*DATA SEGMENT*.
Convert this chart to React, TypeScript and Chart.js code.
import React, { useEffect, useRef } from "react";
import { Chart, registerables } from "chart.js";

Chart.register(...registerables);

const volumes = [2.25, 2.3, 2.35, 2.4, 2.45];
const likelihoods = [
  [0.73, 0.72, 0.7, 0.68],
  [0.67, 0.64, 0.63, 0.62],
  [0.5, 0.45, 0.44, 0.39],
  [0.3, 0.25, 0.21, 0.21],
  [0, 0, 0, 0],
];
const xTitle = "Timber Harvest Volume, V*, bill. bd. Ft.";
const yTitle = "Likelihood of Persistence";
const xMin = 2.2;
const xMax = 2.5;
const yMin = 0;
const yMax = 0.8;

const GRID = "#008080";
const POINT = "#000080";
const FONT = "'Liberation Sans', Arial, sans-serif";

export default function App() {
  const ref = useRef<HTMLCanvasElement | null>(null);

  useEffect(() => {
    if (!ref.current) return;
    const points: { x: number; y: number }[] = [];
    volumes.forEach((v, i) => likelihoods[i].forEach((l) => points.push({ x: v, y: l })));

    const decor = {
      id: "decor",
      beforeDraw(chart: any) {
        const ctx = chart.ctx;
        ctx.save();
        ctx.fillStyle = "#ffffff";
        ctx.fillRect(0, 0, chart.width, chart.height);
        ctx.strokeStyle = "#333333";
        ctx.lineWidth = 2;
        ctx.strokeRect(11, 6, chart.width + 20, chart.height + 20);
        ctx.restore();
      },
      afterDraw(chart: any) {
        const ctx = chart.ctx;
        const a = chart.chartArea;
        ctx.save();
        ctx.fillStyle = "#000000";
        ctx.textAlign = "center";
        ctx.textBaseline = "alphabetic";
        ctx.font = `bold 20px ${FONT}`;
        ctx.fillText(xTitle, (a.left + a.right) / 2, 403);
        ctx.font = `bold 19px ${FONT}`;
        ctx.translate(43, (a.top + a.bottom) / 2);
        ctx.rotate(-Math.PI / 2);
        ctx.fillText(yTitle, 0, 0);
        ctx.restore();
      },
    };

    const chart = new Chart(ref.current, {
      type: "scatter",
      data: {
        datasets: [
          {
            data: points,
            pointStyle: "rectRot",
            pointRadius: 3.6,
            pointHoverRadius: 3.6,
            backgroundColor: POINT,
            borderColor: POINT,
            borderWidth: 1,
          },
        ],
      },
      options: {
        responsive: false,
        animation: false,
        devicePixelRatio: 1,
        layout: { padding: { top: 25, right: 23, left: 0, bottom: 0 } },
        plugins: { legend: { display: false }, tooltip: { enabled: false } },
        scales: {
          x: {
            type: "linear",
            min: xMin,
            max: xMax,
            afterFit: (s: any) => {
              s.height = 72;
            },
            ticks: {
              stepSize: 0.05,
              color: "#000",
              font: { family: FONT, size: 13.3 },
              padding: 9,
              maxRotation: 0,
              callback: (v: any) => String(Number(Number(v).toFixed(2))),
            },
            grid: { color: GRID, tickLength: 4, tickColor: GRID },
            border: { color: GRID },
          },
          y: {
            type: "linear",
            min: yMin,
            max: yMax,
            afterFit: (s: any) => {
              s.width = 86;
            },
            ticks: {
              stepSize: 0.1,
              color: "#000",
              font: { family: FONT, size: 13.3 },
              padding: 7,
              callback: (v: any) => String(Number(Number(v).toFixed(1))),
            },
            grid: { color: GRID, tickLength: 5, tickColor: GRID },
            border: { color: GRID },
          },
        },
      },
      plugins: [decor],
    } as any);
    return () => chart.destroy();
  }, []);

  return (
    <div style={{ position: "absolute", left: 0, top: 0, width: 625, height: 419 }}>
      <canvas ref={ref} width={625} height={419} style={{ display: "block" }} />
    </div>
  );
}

*EXERCISE AIM*. Print the material above verbatim, first line through the line containing "Chart.register(...registerables);", both included.

*FINISHED EXERCISE*.
Convert this chart to React, TypeScript and Chart.js code.
import React, { useEffect, useRef } from "react";
import { Chart, registerables } from "chart.js";

Chart.register(...registerables);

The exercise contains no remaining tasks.